Entweder haben sie es noch nicht selber probiert, weil ihnen aus Prinzip alles wieder ins Wasser fällt, oder sie plappern nur Dinge weiter, die sie vom Hörensagen zu "Wissen" glauben!!!

...aber ich verwerte auch lieber "kleine" Welse bis ca. 1,10 m - aber das hat eher damit zu tun, dass es mir sonst einfach zuviel Fisch auf einmal ist und der wird in der Truhe nicht besser!

Wie auch immer - mir würde ein großer wohl auch entgleiten, aber sicherlich nicht deshalb, weil er nicht mehr schmeckt!

Ernie


----------



## Tewi (15. August 2008)

*AW: Wels verwerten????*

Danke für die vielen antworten....


----------



## Frauen-Nerfling (15. August 2008)

*AW: Wels verwerten????*

Also ich sage Euch eines: Wer das filetieren von Welsen richtig beherrscht, schneidet auch genug " Traniges" weg. Dann schmeckt auch ein Riese hervorragend.
Anders ausgedrückt: Entweder Du schmeisst zuvor knapp die Hälfte weg, sonst schmeisst Du am Schluß den ganzen Wels weg.
Zurücksetzen von Welsen über 130 cm mit der Begründung "Schutz der Population" ist an den Haaren herbeigezogen!
Wer sagt, ich kann das Filetieren nicht, lügt wenigstens nicht !


----------



## jackdaniels66909 (15. August 2008)

*AW: Wels verwerten????*



bodenseepeter schrieb:


> Zum Thema: Mir ist auch aufgefallen, dass Welse mit zunehmender Größe immer glitschiger werden und gerne in´s Wasser zurück fallen.

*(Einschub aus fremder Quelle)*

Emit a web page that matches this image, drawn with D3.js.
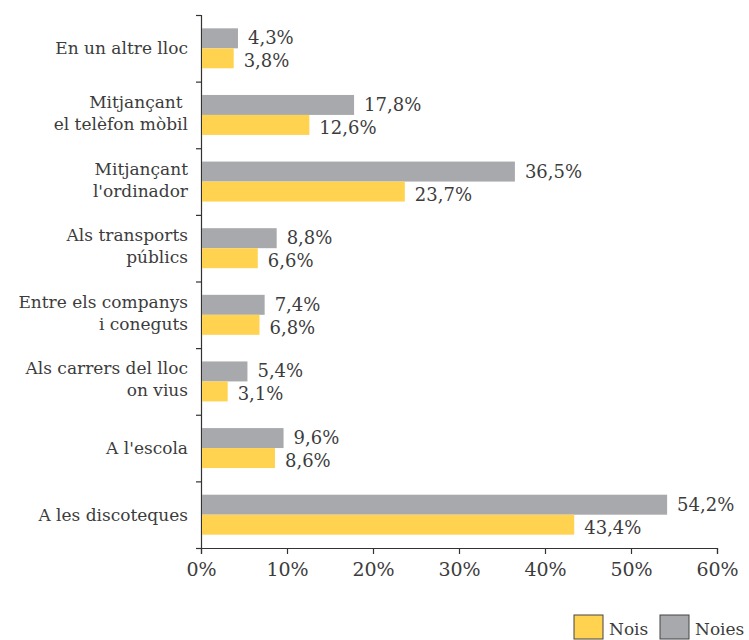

habe die erfahrung bei meinen beiden welsen auch gemacht ^^

87cm und 1,22m

hat mir nix zurückgelassen als ein super abschiedsbild xD

ciao dennis


----------



## bassking (17. August 2008)

*AW: Wels verwerten????*

Moin.

Also ich kann geräucherten Wels nur wärmstens empfehlen: auch gerade die
kleinen, maßigen Exemplare sind sehr lecker- fast so wie Heilbutt: schön zart
und aromatisch- zergeht auf der Zunge.

Mir hat damals ein geräucherter Wels besser geschmeckt, als Aal !

Gerade wo der Wels in Massen plötzlich an der Aalangel hängt, sollte man mal 
die kleineren Exemplare verwerten !

Gruß, Bassking.


----------



## Marcel M. (29. Oktober 2008)

*AW: Wels verwerten????*

Den Wels kann man Super in den Rauch hängen!
Aber die beste alternative für mich ist, WELS-BLAU!
Das ist auf jeden Fall besser als Karpfen-blau.
Aber über Geschmack läst sich streiten.

*!!! NICHT VERGESSEN - GEBT DEN FISCHEN EINE CHANCE !!!*


----------



## echt Hecht (29. Oktober 2008)

*AW: Wels verwerten????*

Habe letztens bei der Sendung Fish 'n Fun ein Wallergulaschrezept gehört - sah echt lecker aus! Schau mal bei denen auf der Seite, da ist es drin, werde ich auch mal nachkochen - wenn ich mal einen fangen sollte!

Sag' ob es schmekt bitte! Bon Appetit!


----------



## duck_68 (29. Oktober 2008)

*AW: Wels verwerten????*

Da wir bei uns definitiv eine Welsplage haben (in einem Baggersee wurden in einer Nacht drei Stück mit 220, 210 und 140cm gefangen und eine Woche später an der gleichen Stelle noch einer mit 183cm) und die Fänge von Jünglingswelsen von 20 bis 40 cm ebenfall enorm sind, wird bei uns jeder Waller entnommen!! Ich persönlich habe in den letzten beiden Jahren je einen 170er und 140er filetiert - wenn man wie bereits geschrieben, sorgsam die glibbrige Fettschicht abschneidet, sind die Wallerfilets auch von den Großen ein Genuß!!! Auch geräuchertes Wallerfilet ist hervorragend


----------



## bassking (29. Oktober 2008)

*AW: Wels verwerten????*

Hi.

Sehr interessant...wie stellt sich denn das Filettieren größerer Welse (so ab 1m.) dar?

Wird der Fisch auch zuerst aufgeschnitten, enttweidet und beim Filettieren die Bauchlappen entfernt?

Was passiert mit der Haut..darunter sitzt doch auch Fett- oder?
Frage, da unser Vereinsgewässer einer Welsplage ausgeliefert ist: jeder Wels soll nach Möglichkeit raus !
Bassking


----------